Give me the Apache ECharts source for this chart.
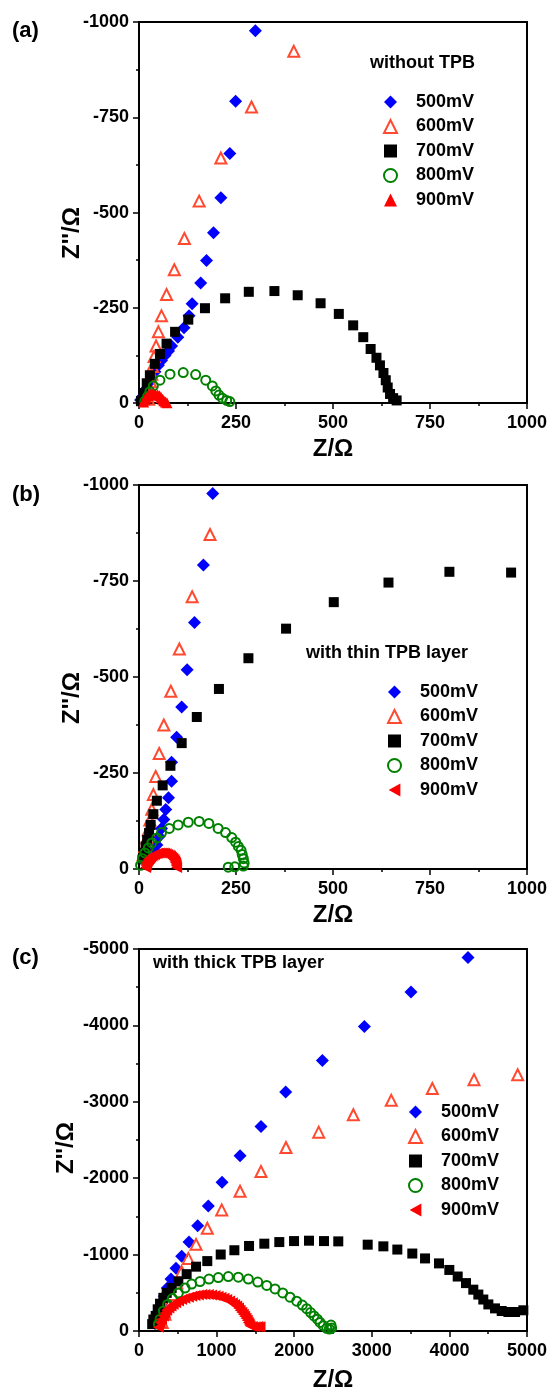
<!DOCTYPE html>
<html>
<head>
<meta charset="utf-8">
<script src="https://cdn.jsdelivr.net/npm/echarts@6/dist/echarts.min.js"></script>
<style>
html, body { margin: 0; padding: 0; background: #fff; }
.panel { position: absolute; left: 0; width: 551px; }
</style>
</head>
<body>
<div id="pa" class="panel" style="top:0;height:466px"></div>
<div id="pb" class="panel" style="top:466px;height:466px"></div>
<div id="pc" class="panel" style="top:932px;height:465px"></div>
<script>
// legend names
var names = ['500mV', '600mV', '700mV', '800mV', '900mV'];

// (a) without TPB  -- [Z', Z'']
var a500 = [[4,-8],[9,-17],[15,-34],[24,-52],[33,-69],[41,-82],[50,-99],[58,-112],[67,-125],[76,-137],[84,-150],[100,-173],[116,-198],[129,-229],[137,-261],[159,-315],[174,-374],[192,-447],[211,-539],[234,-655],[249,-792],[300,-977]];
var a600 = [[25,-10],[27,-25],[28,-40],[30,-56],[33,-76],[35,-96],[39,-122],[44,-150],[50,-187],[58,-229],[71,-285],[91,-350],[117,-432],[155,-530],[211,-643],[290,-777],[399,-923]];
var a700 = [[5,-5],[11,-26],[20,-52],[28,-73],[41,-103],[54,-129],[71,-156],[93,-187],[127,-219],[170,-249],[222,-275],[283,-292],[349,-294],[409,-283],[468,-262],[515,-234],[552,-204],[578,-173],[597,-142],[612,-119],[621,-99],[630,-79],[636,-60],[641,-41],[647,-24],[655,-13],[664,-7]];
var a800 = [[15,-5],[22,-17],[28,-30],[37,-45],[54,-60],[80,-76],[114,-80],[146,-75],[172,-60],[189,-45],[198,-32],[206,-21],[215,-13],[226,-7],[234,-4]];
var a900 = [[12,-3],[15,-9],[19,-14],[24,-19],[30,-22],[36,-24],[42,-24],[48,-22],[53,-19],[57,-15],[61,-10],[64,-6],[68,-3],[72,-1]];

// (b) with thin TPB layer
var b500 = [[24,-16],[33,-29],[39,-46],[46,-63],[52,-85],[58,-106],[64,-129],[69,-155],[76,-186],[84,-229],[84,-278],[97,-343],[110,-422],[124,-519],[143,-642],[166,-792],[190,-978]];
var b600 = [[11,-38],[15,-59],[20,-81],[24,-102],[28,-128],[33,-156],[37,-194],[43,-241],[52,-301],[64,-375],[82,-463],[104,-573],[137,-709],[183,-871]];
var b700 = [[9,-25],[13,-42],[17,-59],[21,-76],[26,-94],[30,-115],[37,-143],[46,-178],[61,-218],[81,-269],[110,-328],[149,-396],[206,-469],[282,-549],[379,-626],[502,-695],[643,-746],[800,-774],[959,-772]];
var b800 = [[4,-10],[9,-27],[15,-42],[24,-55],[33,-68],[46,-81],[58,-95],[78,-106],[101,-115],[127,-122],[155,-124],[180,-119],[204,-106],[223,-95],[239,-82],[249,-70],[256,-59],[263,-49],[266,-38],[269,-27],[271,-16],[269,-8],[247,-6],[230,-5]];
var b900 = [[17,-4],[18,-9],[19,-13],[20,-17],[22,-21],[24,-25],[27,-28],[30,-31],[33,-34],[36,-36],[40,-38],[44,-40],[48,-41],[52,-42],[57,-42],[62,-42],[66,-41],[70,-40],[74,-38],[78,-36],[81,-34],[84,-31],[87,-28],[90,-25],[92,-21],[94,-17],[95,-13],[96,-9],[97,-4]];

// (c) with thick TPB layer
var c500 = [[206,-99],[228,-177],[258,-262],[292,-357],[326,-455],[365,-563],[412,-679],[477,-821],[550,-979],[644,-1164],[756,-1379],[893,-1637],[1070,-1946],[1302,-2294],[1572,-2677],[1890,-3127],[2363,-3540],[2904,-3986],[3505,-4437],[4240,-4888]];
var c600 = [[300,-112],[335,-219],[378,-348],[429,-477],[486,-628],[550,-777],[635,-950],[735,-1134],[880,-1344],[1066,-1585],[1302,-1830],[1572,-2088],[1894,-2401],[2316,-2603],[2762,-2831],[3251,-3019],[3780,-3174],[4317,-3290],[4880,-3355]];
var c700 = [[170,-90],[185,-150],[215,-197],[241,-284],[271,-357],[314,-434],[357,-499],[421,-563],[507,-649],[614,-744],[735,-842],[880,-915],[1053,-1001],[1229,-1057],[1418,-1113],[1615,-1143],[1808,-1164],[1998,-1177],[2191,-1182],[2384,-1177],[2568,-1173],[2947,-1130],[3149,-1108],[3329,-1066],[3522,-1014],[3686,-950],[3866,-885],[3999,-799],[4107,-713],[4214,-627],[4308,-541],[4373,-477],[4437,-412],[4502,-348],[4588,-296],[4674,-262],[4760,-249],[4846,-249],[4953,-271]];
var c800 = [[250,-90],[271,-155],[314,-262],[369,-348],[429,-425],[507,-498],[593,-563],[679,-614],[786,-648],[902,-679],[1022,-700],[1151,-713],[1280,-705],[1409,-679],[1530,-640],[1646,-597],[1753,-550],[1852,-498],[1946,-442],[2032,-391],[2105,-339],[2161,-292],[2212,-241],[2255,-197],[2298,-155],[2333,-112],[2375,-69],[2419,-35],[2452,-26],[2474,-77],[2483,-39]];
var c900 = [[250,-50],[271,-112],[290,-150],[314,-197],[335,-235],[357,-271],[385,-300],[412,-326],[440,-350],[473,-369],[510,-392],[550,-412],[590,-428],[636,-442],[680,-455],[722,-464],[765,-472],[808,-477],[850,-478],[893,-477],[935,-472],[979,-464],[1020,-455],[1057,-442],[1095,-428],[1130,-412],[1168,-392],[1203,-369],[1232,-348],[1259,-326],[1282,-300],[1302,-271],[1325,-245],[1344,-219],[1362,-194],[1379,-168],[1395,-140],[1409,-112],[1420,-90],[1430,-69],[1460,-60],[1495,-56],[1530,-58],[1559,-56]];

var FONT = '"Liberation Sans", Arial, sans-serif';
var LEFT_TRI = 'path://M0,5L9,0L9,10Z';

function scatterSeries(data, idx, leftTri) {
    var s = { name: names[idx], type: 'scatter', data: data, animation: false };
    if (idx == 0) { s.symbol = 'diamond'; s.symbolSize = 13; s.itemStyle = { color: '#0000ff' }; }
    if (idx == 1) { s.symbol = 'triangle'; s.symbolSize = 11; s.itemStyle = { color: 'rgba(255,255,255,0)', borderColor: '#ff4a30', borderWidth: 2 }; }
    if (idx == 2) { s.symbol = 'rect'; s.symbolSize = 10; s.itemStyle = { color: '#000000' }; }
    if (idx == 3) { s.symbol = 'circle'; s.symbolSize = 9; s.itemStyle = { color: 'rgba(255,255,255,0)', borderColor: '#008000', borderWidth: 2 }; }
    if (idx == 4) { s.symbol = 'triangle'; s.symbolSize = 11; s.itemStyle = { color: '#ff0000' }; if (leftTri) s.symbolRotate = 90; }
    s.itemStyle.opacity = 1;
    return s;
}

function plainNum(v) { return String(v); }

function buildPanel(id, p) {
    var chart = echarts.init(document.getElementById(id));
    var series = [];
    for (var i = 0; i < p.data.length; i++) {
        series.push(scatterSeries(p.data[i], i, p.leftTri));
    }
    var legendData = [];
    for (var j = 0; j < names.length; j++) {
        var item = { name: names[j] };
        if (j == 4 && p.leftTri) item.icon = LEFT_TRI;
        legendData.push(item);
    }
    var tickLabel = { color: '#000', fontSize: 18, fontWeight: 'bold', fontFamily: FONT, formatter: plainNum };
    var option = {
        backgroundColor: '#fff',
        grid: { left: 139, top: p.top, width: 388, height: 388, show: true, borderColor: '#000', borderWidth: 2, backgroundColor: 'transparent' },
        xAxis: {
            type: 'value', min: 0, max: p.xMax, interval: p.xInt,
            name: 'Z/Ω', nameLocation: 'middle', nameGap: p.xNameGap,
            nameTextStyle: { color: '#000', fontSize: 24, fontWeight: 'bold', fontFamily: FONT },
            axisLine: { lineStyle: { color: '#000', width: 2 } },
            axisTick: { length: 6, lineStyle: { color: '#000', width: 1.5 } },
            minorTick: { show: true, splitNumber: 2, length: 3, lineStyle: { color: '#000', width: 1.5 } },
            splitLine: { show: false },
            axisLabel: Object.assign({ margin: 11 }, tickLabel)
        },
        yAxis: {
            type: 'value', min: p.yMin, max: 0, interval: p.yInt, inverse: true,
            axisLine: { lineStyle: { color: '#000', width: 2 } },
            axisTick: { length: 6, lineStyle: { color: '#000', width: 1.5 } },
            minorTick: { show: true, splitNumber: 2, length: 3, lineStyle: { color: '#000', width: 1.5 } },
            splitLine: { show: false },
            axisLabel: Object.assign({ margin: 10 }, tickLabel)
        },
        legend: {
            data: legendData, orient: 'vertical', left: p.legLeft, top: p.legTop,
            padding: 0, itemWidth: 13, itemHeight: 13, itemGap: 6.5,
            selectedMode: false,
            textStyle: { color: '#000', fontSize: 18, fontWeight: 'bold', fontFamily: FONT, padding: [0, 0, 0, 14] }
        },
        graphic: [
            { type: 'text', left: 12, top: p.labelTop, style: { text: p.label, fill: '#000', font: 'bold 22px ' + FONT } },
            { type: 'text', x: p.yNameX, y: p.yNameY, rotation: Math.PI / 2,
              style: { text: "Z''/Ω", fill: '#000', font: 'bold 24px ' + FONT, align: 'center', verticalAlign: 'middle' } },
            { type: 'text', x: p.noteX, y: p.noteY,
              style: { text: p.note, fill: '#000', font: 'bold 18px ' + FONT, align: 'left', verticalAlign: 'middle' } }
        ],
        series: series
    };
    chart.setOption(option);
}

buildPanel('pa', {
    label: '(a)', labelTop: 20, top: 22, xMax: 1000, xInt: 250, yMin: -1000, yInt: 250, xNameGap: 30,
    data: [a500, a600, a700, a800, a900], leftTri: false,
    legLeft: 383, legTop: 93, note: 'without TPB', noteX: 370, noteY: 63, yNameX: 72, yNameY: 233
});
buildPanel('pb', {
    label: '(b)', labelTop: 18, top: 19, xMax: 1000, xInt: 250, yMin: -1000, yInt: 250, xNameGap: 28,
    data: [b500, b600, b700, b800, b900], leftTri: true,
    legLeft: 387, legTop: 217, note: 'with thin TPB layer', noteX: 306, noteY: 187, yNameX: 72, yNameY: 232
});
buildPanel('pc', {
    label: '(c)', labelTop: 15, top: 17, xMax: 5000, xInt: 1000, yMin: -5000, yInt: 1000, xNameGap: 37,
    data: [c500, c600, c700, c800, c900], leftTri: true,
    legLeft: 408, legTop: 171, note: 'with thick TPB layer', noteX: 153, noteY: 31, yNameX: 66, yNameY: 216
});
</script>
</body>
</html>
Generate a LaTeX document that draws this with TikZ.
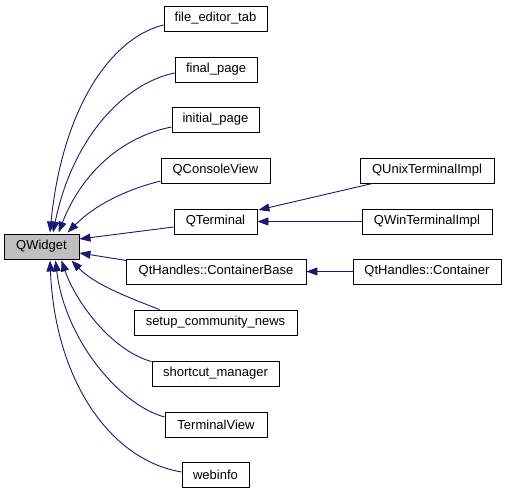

What you should do:
Of the lines in the records, determine how many contain the word "document", and report that number alone.

Output below:
2